WHAT YOU HAVE TO DO: Retype verbatim only the lines below, starting at the one that contains "Write the Altair code for this chart." and ending at the one that contains "80, 68, 56]". Pictures are excluded from the copy.

DATA SHOWN:
↓↓↓

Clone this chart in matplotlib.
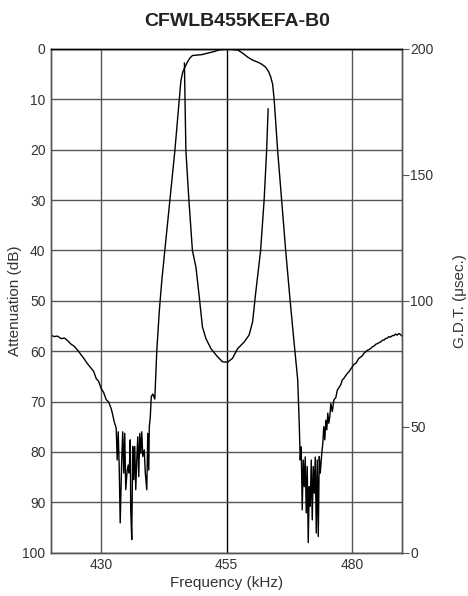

↑↑↑
↓↓↓

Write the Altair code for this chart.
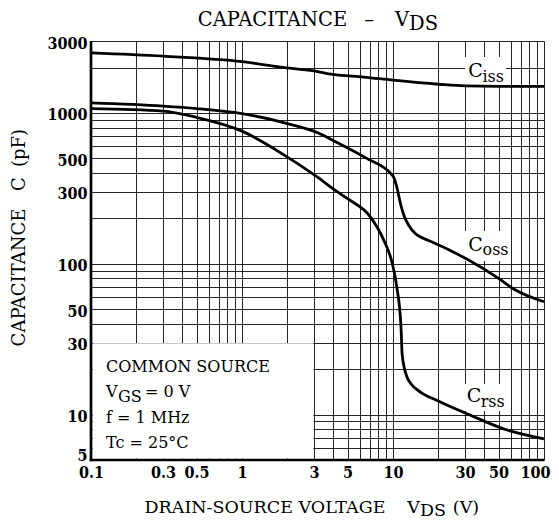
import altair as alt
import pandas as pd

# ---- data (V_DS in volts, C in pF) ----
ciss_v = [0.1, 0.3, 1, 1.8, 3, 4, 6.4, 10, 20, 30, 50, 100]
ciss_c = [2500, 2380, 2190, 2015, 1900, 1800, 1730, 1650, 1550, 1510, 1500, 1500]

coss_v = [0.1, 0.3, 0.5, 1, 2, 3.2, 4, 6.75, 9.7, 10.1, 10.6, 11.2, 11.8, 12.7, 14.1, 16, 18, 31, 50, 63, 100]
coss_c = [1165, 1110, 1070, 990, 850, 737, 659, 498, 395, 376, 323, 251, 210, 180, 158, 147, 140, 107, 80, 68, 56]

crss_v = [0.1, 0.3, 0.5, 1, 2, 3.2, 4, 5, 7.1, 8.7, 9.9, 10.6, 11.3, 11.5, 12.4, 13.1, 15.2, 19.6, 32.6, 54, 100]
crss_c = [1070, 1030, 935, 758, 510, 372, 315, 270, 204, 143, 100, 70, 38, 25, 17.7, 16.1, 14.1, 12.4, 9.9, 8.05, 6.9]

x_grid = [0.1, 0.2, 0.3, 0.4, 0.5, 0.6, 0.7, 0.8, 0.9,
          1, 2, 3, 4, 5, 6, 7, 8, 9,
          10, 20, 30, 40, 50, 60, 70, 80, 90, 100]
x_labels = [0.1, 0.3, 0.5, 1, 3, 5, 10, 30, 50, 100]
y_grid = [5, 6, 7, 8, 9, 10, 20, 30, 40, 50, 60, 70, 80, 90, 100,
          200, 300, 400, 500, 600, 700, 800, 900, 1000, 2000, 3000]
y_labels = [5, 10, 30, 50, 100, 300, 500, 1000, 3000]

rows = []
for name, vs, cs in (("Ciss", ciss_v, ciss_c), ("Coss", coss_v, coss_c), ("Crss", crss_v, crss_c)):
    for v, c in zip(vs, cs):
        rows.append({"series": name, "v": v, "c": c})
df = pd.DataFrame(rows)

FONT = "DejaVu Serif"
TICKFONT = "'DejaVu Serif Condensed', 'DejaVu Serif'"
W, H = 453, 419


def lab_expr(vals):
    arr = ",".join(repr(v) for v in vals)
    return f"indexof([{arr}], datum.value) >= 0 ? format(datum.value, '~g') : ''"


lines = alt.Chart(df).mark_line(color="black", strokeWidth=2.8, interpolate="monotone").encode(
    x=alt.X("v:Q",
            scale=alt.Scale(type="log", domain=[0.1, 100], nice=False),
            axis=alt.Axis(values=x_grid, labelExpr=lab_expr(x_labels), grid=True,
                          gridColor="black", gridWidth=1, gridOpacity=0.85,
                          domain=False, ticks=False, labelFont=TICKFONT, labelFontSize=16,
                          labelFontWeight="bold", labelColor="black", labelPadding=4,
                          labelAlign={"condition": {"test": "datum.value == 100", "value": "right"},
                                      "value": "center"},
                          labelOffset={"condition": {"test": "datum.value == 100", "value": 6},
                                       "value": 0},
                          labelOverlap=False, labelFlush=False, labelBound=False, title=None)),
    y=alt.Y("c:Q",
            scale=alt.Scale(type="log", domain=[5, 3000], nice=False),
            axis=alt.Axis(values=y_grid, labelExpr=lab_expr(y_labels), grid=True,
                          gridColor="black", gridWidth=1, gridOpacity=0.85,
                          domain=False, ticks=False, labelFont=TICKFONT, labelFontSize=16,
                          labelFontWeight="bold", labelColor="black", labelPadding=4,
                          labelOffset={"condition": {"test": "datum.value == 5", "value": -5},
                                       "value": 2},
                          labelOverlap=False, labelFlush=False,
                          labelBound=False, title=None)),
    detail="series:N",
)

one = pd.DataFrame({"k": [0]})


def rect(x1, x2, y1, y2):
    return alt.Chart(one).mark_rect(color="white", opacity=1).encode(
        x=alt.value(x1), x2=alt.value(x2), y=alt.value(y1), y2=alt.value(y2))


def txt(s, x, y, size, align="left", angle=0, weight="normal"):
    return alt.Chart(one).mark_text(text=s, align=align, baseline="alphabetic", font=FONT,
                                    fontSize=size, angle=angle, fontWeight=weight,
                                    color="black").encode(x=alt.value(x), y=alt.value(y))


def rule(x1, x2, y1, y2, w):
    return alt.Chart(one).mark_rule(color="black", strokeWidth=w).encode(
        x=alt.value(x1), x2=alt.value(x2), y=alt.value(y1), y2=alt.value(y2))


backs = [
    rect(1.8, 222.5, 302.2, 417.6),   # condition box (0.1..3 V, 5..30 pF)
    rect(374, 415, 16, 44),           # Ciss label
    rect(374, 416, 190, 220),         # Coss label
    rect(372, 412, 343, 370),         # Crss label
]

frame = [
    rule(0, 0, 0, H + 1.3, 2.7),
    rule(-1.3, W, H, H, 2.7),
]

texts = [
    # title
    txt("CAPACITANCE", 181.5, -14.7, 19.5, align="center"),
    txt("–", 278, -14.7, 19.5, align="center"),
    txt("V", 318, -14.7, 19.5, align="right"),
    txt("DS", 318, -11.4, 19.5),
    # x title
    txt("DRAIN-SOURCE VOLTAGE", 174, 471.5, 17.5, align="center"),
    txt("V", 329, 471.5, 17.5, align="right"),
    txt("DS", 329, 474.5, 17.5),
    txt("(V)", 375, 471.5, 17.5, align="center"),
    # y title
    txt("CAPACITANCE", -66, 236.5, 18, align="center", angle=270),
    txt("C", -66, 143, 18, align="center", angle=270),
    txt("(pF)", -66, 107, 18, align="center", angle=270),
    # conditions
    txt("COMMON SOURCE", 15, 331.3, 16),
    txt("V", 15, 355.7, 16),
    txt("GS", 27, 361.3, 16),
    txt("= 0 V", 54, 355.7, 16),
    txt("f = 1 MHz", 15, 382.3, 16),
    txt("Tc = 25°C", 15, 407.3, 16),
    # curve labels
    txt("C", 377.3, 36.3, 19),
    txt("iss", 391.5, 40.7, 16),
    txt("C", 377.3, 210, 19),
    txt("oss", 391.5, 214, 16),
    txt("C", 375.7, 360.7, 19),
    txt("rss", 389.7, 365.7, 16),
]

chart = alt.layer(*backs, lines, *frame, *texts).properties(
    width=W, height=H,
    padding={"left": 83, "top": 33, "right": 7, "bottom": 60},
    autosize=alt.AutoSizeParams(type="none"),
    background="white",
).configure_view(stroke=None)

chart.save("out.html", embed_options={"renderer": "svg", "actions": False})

↑↑↑

TASK SOLUTION:
Write the Altair code for this chart.
import altair as alt
import pandas as pd

# ---- data (V_DS in volts, C in pF) ----
ciss_v = [0.1, 0.3, 1, 1.8, 3, 4, 6.4, 10, 20, 30, 50, 100]
ciss_c = [2500, 2380, 2190, 2015, 1900, 1800, 1730, 1650, 1550, 1510, 1500, 1500]

coss_v = [0.1, 0.3, 0.5, 1, 2, 3.2, 4, 6.75, 9.7, 10.1, 10.6, 11.2, 11.8, 12.7, 14.1, 16, 18, 31, 50, 63, 100]
coss_c = [1165, 1110, 1070, 990, 850, 737, 659, 498, 395, 376, 323, 251, 210, 180, 158, 147, 140, 107, 80, 68, 56]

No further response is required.